- _Directions_:
Leave out all pictures. Return exactly the lines from the top of the material through the line containing "from matplotlib.patches import Rectangle".

+ + + + + + +

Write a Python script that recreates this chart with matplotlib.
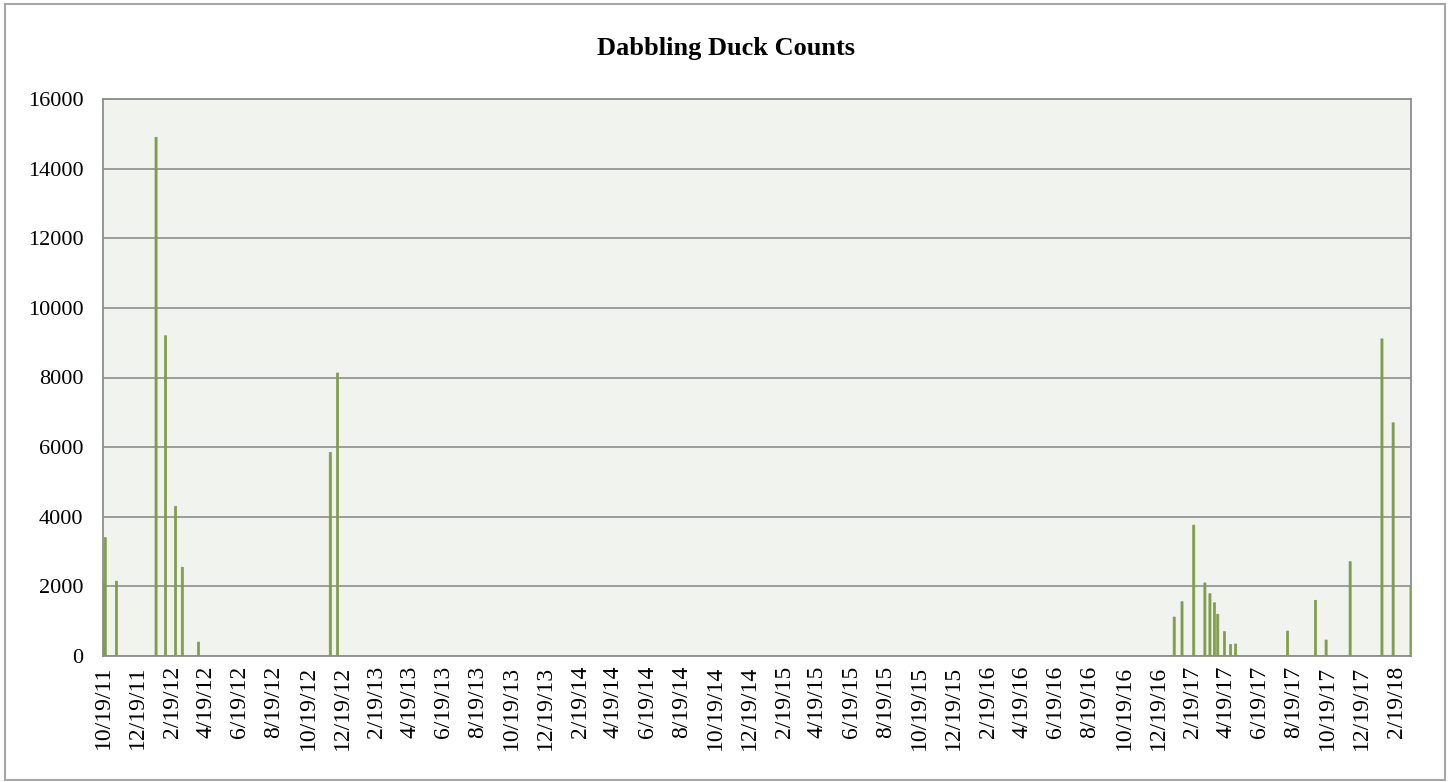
import datetime as dt
import matplotlib
matplotlib.use("Agg")
import matplotlib.pyplot as plt
from matplotlib.patches import Rectangle

# survey dates and dabbling duck counts
dates = ["2011-10-19", "2011-10-22", "2011-11-11", "2012-01-21", "2012-02-07",
         "2012-02-25", "2012-03-08", "2012-04-06", "2012-11-28", "2012-12-11",
         "2017-01-17", "2017-01-31", "2017-02-21", "2017-03-13", "2017-03-22",
         "2017-03-30", "2017-04-05", "2017-04-17", "2017-04-28", "2017-05-07",
         "2017-08-08", "2017-09-27", "2017-10-16", "2017-11-28", "2018-01-24",
         "2018-02-13", "2018-03-17"]
counts = [2100, 3400, 2150, 14900, 9200, 4300, 2550, 400, 5850, 8130,
          1120, 1560, 3760, 2100, 1790, 1530, 1200, 700, 330, 345,
          716, 1600, 460, 2710, 9110, 6700, 2000]

title = "Dabbling Duck Counts"
yticks = [0, 2000, 4000, 6000, 8000, 10000, 12000, 14000, 16000]

bar_c = "#7f9d4b"
bg_c = "#f1f3ee"
grid_c = "#8e8e8e"
font = "Liberation Serif"

x = [dt.datetime.strptime(d, "%Y-%m-%d") for d in dates]

# tick every 2 months on the 19th
xt = []
y, m = 2011, 10
while (y, m) <= (2018, 2):
    xt.append(dt.datetime(y, m, 19))
    m += 2
    if m > 12:
        m -= 12
        y += 1
xlabels = [f"{d.month}/{d.day}/{d:%y}" for d in xt]

fig = plt.figure(figsize=(14.53, 7.82), dpi=100)
ax = fig.add_axes([103/1453, 1-656/782, (1411-103)/1453, (656-99)/782])
ax.set_facecolor(bg_c)

bars = ax.bar(x, counts, width=3.8, color=bar_c, edgecolor=bar_c,
              linewidth=0.5, zorder=3)
for b in bars:
    b.set_snap(False)

ax.set_xlim(x[0] - dt.timedelta(days=1), x[-1])
ax.set_ylim(0, 16000)
ax.set_yticks(yticks)
ax.set_yticklabels([str(v) for v in yticks], fontfamily=font, fontsize=16)
ax.set_xticks(xt)
ax.set_xticklabels(xlabels, rotation=90, fontfamily=font, fontsize=17)
ax.tick_params(axis="y", length=0, pad=14)
ax.tick_params(axis="x", length=0, pad=7)

ax.grid(axis="y", color=grid_c, linewidth=1.2, zorder=1)
ax.set_axisbelow(True)
for s in ax.spines.values():
    s.set_color(grid_c)
    s.set_linewidth(1.3)

fig.text(726/1453, 1-48/782, title, ha="center", va="center",
         fontfamily=font, fontsize=19, fontweight="bold")

# outer chart border
fig.patches.append(Rectangle((5/1453, 2/782), 1440/1453, 776/782,
                             transform=fig.transFigure, fill=False,
                             edgecolor="#a6a6a6", linewidth=1.5))

fig.savefig("out.png", dpi=100)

+ + + + + + +

- _Answer to this task_:
Write a Python script that recreates this chart with matplotlib.
import datetime as dt
import matplotlib
matplotlib.use("Agg")
import matplotlib.pyplot as plt
from matplotlib.patches import Rectangle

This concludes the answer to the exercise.